Marvin Bochner | Regimental Sergeant Major, U.S. Army, 83rd and 89th Division | Served in France, Germany, Austria and Czechoslovakia | Received the following medals for his service: Bronze Star.

Mr. Bochner captures the aftermath of the atrocities of the Holocaust, retelling in vivid detail, the approach to the Ohrdruf concentration camp, which was the first Nazi concentration camp liberated by U.S. troops.

“Well, it was a horrible day in my life, and the life of all the guys with me, I think, because coming into that camp, we were a good couple of miles away. You could smell something wrong. Something don’t smell right here, because all of a sudden you’re going to clear air, a beautiful day, clear air, and there’s an odor in the air that is not, it, not very appetizing odor. We come up the line a little way and one of the guys says “Hey, we got troops coming at us.” But they finally get a little closer and I says “They’re not troops.
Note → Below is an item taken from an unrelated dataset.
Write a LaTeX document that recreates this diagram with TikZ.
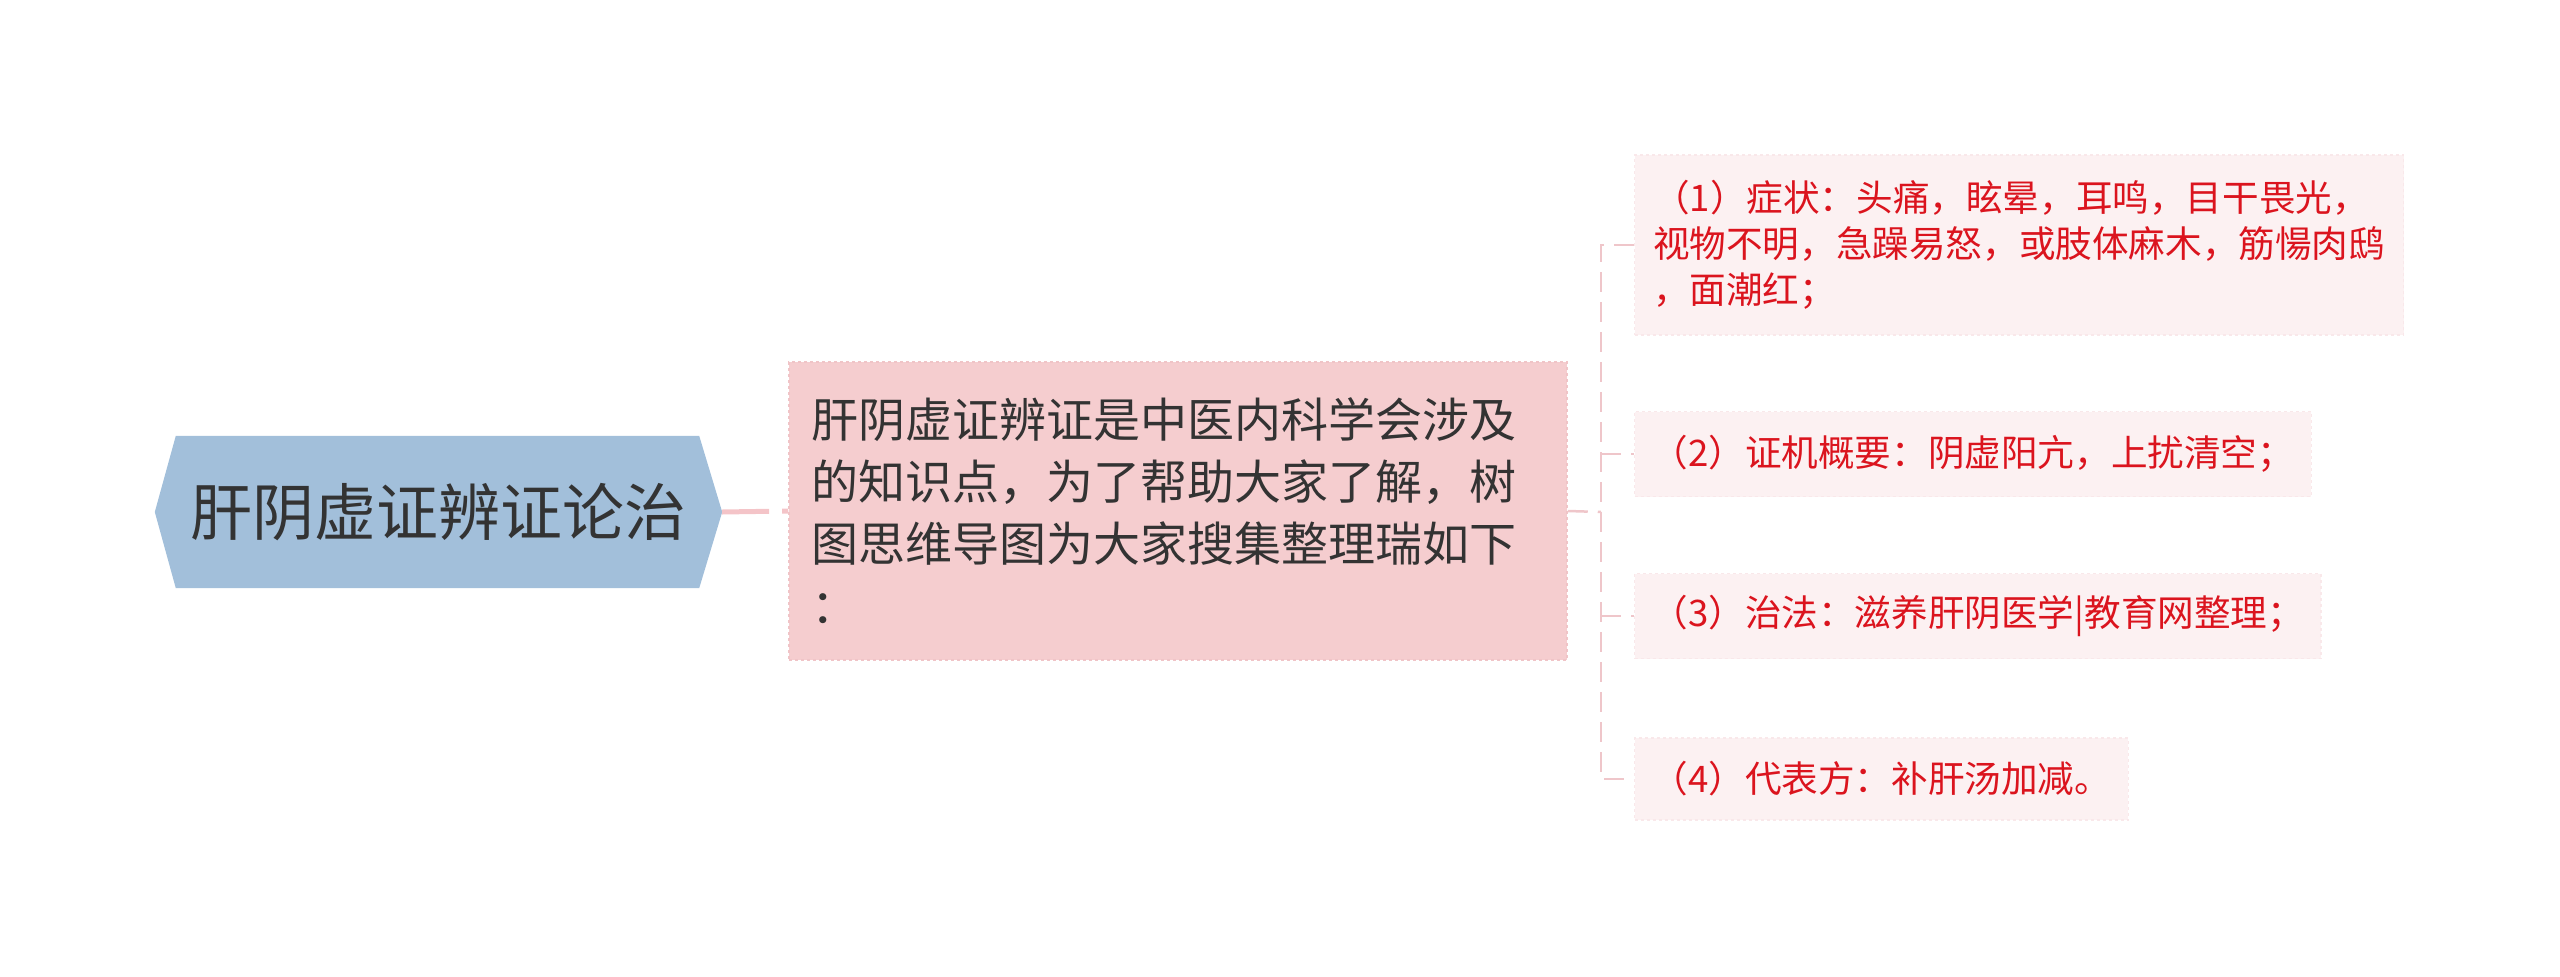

They’re people walking at us, but they’re all in uniform but they weren’t in uniform. They were in the striped – gray striped, concentration camp get-up. We didn’t know what to do. One of the medics yells out, I mean he was, he was in medical school at one time, he says “Don’t feed them!” Because like I said, K rations, or the D rations we had with us, uh, were pre-juiced up because that was the cold food and uh, he says “They’ll eat any of that stuff that we have there and nine chances out of ten it’s gonna get them sick. It’ll kill them, because they gotta be weened back into food again because they were walking skeletons.” That’s what you saw. Walking skeletons. Now, what are we gonna do with them? There we are. We’re marching away and we got these people. We had to herd them back in to camp because we made ourselves understood that we couldn’t take them, and that they’re coming up with food for them and medical supplies. And, it was just a point where we were just flabbergasted. And I saw people, people – corpses. Half of them you wouldn’t recognize them as human beings. Bones just standing up, piled up like hardwood. And smell? Awful. Awful. And, uh, they had to bring up special troops for them because we didn’t know what to do. They needed special attention. And, next day, uh, they sent up from Paris Headquarters, General Eisenhower, General Patent, General Bradley, General Montgomery. They flew them up by helicopter, I think they came. Whatever they had came, to see the place, because I think we were the first concentration camps liberated, and Eisenhower wasn’t too happy no how.”